Question

I don't use correctly the format specifiers in C. A few lines of code:

int main()
{
        char dest[]="stack";
        unsigned short val = 500;
        char c = 'a';

        char* final = (char*) malloc(strlen(dest) + 6);

        snprintf(final, strlen(dest)+6, "%c%c%hd%c%c%s", c, c, val, c, c, dest); 

        printf("%s\n", final);
        return 0;
}

What I want is to copy at

final [0] = a random char final [1] = a random char final [2] and final [3] = the short array final [4] = another char ....

My problem is that i want to copy the two bytes of the short int to 2 bytes of the final array.

thanks.

Was it helpful?

Solution

I'm confused - the problem is that you are saying strlen(dest)+6 which limits the length of the final string to 10 chars (plus a null terminator). If you say strlen(dest)+8 then there will be enough space for the full string.

Update

Even though a short may only be 2 bytes in size, when it is printed as a string each character will take up a byte. So that means it can require up to 5 bytes of space to write a short to a string, if you are writing a number above 10000.

Now, if you write the short to a string as a hexadecimal number using the %x format specifier, it will take up no more than 2 bytes.

OTHER TIPS

You need to allocate space for 13 characters - not 11. Don't forget the terminating NULL.

When formatted the number (500) takes up three spaces, not one. So your snsprintf should give the final length as strlen(dest)+5+3. Then also fix your malloc call to adjust. If you want to compute the strlen of the number, do that with a call like this strlen(itoa(val)). Also, cant forget the NULL at the end of dest, but I think strlen takes this into account, but I'm not for sure.

Simple answer is you only allocated enough space for the strlen(dest) + 6 characters when in all reality it looks like you're going to have 8 extra characters... since you have 2 chars + 3 chars in your number + 2 chars after + dest (5 chars) = 13 char when you allocated 11 chars.
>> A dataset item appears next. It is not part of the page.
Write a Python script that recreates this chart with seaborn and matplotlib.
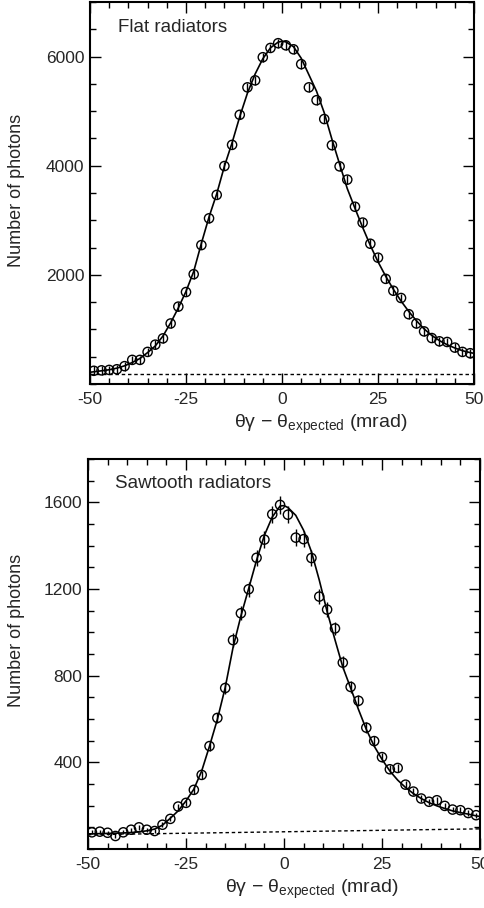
import matplotlib
matplotlib.use('Agg')
import matplotlib.pyplot as plt
from matplotlib.ticker import MultipleLocator
import seaborn as sns

# bin centres (mrad)
bins = [-49, -47, -45, -43, -41, -39, -37, -35, -33, -31, -29, -27, -25,
        -23, -21, -19, -17, -15, -13, -11, -9, -7, -5, -3, -1,
        1, 3, 5, 7, 9, 11, 13, 15, 17, 19, 21, 23, 25, 27, 29, 31, 33,
        35, 37, 39, 41, 43, 45, 47, 49]

# flat radiators: counts per bin
flat_counts = [242, 250, 258, 270, 327, 442, 442, 588, 721, 836, 1109, 1418, 1685,
               2012, 2545, 3036, 3465, 3994, 4382, 4933, 5436, 5564, 5988, 6158, 6245,
               6206, 6133, 5861, 5436, 5200, 4855, 4376, 3988, 3745, 3248, 2958, 2570,
               2315, 1927, 1709, 1576, 1279, 1109, 964, 842, 782, 770, 667, 588, 564]
flat_err = 80

# sawtooth radiators: counts per bin and errors
saw_counts = [77, 80, 75, 60, 77, 89, 100, 89, 83, 112, 139, 196, 213,
              273, 342, 475, 605, 743, 964, 1088, 1199, 1344, 1428, 1545, 1588,
              1543, 1437, 1430, 1343, 1165, 1105, 1018, 860, 748, 684, 560, 498,
              424, 368, 374, 297, 265, 233, 218, 225, 199, 182, 179, 166, 156]
saw_err = [9, 9, 9, 8, 9, 9, 10, 9, 9, 11, 12, 14, 15,
           17, 18, 22, 25, 27, 31, 33, 35, 37, 38, 39, 40,
           39, 38, 38, 37, 34, 33, 32, 29, 27, 26, 24, 22,
           21, 19, 19, 17, 16, 15, 15, 15, 14, 13, 13, 13, 12]

# fitted curves
fit_x = [-50, -49, -47, -45, -43, -41, -39, -37, -35, -33, -31, -29, -27, -25,
         -23, -21, -19, -17, -15, -13, -11, -9, -7, -5, -3, -1, 0,
         1, 3, 5, 7, 9, 11, 13, 15, 17, 19, 21, 23, 25, 27, 29, 31, 33,
         35, 37, 39, 41, 43, 45, 47, 49, 50]
flat_fit = [215, 224, 242, 261, 291, 333, 394, 467, 576, 697, 879, 1121, 1394, 1697,
            2061, 2576, 3061, 3485, 3990, 4420, 4900, 5330, 5680, 5960, 6160, 6265, 6280,
            6270, 6180, 5970, 5667, 5364, 4970, 4485, 4030, 3580, 3220, 2870, 2540,
            2240, 1975, 1735, 1520, 1330, 1160, 1010, 890, 795, 720, 660, 610, 575, 562]
saw_fit = [70, 70, 71, 72, 73, 74, 76, 79, 84, 92, 110, 142, 176, 222,
           276, 360, 475, 598, 745, 930, 1075, 1203, 1333, 1448, 1532, 1583, 1585,
           1576, 1540, 1471, 1372, 1241, 1096, 966, 840, 743, 644, 552, 475,
           414, 360, 318, 284, 256, 233, 214, 199, 187, 176, 168, 161, 153, 150]

# background levels
bg_x = [-50, 50]
flat_bg = [182, 182]
saw_bg = [66, 93]

sns.set_style('ticks')
plt.rcParams['font.family'] = ['Liberation Sans', 'DejaVu Sans']
plt.rcParams['mathtext.fontset'] = 'custom'
plt.rcParams['mathtext.rm'] = 'Liberation Sans'
plt.rcParams['axes.unicode_minus'] = False

fig = plt.figure(figsize=(4.84, 9.08), dpi=100)
ax1 = fig.add_axes([90 / 484, 1 - 384 / 908, 384 / 484, 382 / 908])
ax2 = fig.add_axes([88 / 484, 1 - 849 / 908, 392 / 484, 390 / 908])

xlabel = 'θγ − θ$_{\\mathrm{expected}}$ (mrad)'


def draw(ax, counts, err, fit, bg):
    ax.errorbar(bins, counts, yerr=err, fmt='none', ecolor='black', elinewidth=1, capsize=0)
    sns.lineplot(x=fit_x, y=fit, ax=ax, color='black', lw=1.2)
    sns.lineplot(x=bg_x, y=bg, ax=ax, color='black', lw=1, linestyle=(0, (2.5, 2)))
    sns.scatterplot(x=bins, y=counts, ax=ax, marker='o', s=44,
                    facecolor='none', edgecolor='black', linewidth=1, zorder=3)
    ax.set_xlim(-50, 50)
    ax.xaxis.set_major_locator(MultipleLocator(25))
    ax.xaxis.set_minor_locator(MultipleLocator(5))
    ax.tick_params(which='both', direction='in', top=True, right=True,
                   labelsize=12.5, width=1, color='black')
    ax.tick_params(which='major', length=8)
    ax.tick_params(which='minor', length=4)
    ax.tick_params(axis='x', pad=6)
    ax.tick_params(axis='y', pad=4)
    for s in ax.spines.values():
        s.set_linewidth(1.5)
        s.set_color('black')
    ax.set_xlabel(xlabel, fontsize=14)
    ax.set_ylabel('Number of photons', fontsize=13)


draw(ax1, flat_counts, flat_err, flat_fit, flat_bg)
ax1.set_ylim(0, 7000)
ax1.yaxis.set_minor_locator(MultipleLocator(500))
ax1.set_yticks([2000, 4000, 6000])
ax1.text(0.073, 0.921, 'Flat radiators', transform=ax1.transAxes,
         fontsize=13.5, va='baseline')
ax1.xaxis.set_label_coords(0.60, -0.075)
ax1.yaxis.set_label_coords(-0.17, 0.508)

draw(ax2, saw_counts, saw_err, saw_fit, saw_bg)
ax2.set_ylim(0, 1800)
ax2.yaxis.set_minor_locator(MultipleLocator(100))
ax2.set_yticks([400, 800, 1200, 1600])
ax2.text(0.069, 0.926, 'Sawtooth radiators', transform=ax2.transAxes,
         fontsize=13.5, va='baseline')
ax2.xaxis.set_label_coords(0.57, -0.072)
ax2.yaxis.set_label_coords(-0.16, 0.56)

fig.savefig('out.png', dpi=100)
Unsigned shorts can take up to 5 characters, right? (0 - 65535)

Seems like you'd need to allocate 5 characters for your unsigned short to cover all of the values.

Which would point to using this:

char* final = (char*) malloc(strlen(dest) + 10);

You lose one byte because you think the short variable takes 2 byte. But it takes three: one for each digit character ('5', '0', '0'). Also you need a '\0' terminator (+1 byte).

==> You need strlen(dest) + 8

Use 8 instead of 6 on:

char* final = (char*) malloc(strlen(dest) + 6);

and

snprintf(final, strlen(dest)+6, "%c%c%hd%c%c%s", c, c, val, c, c, dest);

Seems like the primary misunderstanding is that a "2-byte" short can't be represented on-screen as 2 1-byte characters.

First, leave enough room:

char* final = (char*) malloc(strlen(dest) + 9);

The entire range of possible values for a 1-byte character are not printable. If you want to display this on screen and be readable, you'll have to encode the 2-byte short as 4 hex bytes, such as:

## as hex, 4 characters
snprintf(final, sizeof(final), "%c%c%4x%c%c%s", c, c, val, c, c, dest);

If you are writing this to a file, that's OK, and you might try the following:

## print raw bytes, upper byte, then lower byte.
snprintf(final, sizeof(final), "%c%c%c%c%c%c%s", c, c, ((val<<8)&0xFF), ((val>>8)&0xFF), c, c, dest); 

But that won't make sense to a human looking at it, and is sensitive to endianness. I'd strongly recommend against it.